Exercise instructions:
Retype only what runs from the first line of the listing to the line holding "db_mark = [-40, -30, -30]", both included. Do not retype the pictures.

<<<<

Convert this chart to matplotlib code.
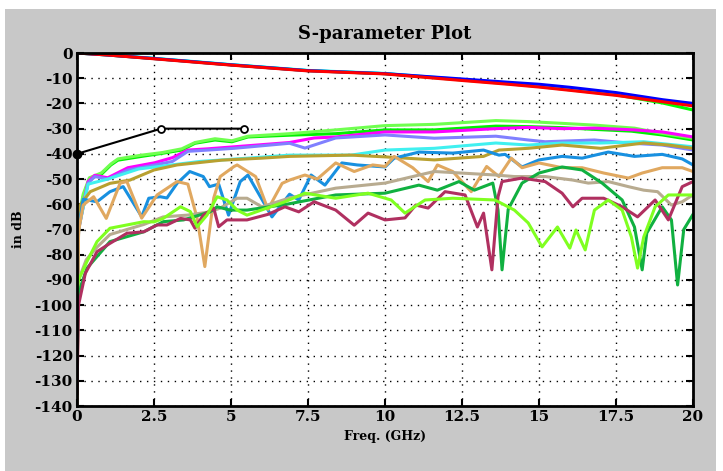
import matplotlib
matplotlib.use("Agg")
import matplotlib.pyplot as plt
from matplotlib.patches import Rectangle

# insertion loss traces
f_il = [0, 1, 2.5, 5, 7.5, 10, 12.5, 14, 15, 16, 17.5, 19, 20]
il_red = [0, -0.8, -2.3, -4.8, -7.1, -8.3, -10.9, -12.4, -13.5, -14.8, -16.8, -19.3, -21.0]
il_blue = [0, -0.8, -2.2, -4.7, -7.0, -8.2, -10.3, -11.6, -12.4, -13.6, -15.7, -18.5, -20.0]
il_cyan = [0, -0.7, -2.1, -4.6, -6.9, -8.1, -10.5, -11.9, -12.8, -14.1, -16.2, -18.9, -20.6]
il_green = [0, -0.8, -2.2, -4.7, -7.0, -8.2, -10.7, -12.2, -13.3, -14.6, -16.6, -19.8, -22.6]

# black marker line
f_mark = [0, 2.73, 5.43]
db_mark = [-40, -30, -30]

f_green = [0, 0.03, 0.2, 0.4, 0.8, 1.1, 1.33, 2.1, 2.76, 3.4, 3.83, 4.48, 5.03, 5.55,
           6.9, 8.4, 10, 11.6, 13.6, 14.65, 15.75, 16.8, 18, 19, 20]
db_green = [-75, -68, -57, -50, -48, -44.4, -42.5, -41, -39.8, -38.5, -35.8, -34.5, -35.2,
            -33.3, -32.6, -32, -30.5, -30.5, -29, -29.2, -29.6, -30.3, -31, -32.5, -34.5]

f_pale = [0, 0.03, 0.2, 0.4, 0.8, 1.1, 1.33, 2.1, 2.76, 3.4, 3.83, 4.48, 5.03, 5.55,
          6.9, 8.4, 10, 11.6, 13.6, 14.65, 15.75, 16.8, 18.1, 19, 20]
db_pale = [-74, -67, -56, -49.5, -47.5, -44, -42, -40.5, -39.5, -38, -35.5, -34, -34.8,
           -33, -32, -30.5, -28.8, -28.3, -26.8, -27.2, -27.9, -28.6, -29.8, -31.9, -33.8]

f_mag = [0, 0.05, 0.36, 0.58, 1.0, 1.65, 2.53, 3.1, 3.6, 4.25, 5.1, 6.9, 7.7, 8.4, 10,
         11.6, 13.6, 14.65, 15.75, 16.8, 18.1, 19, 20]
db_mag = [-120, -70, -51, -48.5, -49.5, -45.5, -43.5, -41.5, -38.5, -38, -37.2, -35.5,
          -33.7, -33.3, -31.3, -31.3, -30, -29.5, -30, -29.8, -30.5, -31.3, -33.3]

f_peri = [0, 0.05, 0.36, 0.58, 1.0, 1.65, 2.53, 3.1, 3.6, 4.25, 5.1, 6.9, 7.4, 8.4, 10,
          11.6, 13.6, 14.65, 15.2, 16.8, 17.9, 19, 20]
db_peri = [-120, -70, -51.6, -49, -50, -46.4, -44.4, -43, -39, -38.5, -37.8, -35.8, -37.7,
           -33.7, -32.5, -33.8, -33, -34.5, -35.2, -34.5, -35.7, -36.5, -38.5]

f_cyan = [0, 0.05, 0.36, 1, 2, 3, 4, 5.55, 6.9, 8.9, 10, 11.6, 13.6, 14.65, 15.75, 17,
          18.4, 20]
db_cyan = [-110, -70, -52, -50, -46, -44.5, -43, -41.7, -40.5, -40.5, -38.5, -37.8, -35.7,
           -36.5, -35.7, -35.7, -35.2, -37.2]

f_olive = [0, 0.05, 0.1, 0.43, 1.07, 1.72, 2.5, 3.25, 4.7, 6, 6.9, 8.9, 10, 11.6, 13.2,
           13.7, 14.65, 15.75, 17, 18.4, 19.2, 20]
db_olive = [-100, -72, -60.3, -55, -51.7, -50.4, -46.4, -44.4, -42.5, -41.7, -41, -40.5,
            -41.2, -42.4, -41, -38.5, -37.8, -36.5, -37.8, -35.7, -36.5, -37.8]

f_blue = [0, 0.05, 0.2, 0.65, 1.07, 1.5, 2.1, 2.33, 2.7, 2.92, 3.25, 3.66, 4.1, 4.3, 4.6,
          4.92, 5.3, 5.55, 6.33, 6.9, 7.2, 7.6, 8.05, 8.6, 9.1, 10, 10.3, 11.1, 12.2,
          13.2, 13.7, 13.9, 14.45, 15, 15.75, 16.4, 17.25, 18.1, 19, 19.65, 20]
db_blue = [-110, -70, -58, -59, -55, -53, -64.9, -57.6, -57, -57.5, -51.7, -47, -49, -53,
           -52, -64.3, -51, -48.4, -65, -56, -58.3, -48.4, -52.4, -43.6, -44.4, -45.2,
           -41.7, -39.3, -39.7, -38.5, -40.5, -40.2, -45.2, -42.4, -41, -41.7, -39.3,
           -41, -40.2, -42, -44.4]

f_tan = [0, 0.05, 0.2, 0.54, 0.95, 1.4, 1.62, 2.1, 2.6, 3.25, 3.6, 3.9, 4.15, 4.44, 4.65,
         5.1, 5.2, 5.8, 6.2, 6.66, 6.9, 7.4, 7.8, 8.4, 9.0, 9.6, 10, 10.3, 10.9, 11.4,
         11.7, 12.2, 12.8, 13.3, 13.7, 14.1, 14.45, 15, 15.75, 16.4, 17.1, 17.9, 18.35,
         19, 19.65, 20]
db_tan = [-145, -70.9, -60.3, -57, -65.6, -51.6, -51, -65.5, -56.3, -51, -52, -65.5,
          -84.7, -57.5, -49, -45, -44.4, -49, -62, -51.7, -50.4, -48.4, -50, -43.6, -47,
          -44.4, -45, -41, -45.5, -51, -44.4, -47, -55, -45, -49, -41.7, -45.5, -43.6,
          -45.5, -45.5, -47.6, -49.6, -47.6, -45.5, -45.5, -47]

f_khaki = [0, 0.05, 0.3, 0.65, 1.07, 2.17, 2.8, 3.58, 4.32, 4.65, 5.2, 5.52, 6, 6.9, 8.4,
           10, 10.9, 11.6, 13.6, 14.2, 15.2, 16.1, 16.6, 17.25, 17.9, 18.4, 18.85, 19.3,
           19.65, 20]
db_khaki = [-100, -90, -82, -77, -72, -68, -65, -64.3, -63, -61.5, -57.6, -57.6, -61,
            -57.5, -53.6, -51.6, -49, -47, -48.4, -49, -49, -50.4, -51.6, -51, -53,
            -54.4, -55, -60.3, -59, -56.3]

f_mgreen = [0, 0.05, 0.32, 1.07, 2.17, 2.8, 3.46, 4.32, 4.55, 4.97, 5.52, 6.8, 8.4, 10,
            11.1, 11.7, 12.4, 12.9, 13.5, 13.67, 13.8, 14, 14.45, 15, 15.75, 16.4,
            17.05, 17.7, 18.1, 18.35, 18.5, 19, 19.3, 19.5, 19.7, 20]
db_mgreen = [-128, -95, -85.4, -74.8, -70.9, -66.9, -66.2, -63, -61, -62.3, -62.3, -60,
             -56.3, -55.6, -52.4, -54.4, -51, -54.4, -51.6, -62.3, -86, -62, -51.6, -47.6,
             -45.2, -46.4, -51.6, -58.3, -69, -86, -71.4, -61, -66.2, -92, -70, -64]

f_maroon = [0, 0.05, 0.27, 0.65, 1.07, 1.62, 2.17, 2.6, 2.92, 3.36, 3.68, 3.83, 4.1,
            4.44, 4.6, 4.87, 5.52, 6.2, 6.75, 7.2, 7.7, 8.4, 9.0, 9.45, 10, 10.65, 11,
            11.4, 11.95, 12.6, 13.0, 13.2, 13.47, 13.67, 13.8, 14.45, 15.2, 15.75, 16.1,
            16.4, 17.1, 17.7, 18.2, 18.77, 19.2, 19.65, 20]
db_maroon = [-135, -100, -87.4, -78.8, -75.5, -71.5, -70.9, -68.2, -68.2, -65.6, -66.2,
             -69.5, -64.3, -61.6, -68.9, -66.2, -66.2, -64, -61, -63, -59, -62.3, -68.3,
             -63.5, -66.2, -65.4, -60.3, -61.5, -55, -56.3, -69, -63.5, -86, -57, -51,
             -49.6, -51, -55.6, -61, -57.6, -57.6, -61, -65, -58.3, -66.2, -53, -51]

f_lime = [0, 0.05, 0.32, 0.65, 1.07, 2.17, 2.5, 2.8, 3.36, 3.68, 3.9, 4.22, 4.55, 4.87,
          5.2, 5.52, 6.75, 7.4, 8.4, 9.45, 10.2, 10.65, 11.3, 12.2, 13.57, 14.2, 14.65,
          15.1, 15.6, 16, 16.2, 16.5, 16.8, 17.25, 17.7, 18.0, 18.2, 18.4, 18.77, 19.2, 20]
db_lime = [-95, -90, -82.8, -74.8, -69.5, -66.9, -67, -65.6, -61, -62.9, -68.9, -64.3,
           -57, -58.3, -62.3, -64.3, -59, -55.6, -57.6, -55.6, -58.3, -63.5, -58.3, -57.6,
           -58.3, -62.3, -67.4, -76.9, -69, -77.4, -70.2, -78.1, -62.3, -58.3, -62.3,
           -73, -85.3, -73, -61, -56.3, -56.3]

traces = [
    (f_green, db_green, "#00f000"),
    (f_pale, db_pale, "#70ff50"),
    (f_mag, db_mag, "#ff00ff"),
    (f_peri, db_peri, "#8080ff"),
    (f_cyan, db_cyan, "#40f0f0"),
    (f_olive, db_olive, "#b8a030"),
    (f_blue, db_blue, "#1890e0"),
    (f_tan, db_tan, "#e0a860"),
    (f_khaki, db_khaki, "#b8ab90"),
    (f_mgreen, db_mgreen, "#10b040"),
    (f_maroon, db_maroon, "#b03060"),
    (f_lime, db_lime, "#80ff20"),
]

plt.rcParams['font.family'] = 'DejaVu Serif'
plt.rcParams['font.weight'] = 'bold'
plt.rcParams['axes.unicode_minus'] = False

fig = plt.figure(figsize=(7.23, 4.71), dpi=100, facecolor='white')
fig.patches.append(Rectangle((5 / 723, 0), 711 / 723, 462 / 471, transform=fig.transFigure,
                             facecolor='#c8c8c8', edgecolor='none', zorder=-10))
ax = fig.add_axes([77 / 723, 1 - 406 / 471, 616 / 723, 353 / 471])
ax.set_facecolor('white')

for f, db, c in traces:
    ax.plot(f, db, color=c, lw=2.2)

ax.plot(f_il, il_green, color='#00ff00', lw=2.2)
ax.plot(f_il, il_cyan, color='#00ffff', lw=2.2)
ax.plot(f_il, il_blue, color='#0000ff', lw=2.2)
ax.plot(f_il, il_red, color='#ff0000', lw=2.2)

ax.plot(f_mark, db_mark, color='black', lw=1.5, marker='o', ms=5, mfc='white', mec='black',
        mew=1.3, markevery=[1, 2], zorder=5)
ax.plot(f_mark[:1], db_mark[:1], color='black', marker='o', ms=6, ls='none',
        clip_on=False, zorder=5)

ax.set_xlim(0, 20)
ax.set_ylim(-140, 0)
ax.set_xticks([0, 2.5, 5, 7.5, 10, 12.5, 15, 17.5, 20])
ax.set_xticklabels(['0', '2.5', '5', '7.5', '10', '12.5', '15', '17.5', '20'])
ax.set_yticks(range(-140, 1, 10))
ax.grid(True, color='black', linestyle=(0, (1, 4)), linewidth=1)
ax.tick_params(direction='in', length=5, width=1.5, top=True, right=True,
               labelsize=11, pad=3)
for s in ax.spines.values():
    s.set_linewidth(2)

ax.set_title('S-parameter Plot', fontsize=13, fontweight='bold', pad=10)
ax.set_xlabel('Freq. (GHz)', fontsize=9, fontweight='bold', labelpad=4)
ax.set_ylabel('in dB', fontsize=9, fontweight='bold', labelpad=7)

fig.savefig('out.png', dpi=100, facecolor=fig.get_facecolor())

>>>>

Correct output:
Convert this chart to matplotlib code.
import matplotlib
matplotlib.use("Agg")
import matplotlib.pyplot as plt
from matplotlib.patches import Rectangle

# insertion loss traces
f_il = [0, 1, 2.5, 5, 7.5, 10, 12.5, 14, 15, 16, 17.5, 19, 20]
il_red = [0, -0.8, -2.3, -4.8, -7.1, -8.3, -10.9, -12.4, -13.5, -14.8, -16.8, -19.3, -21.0]
il_blue = [0, -0.8, -2.2, -4.7, -7.0, -8.2, -10.3, -11.6, -12.4, -13.6, -15.7, -18.5, -20.0]
il_cyan = [0, -0.7, -2.1, -4.6, -6.9, -8.1, -10.5, -11.9, -12.8, -14.1, -16.2, -18.9, -20.6]
il_green = [0, -0.8, -2.2, -4.7, -7.0, -8.2, -10.7, -12.2, -13.3, -14.6, -16.6, -19.8, -22.6]

# black marker line
f_mark = [0, 2.73, 5.43]
db_mark = [-40, -30, -30]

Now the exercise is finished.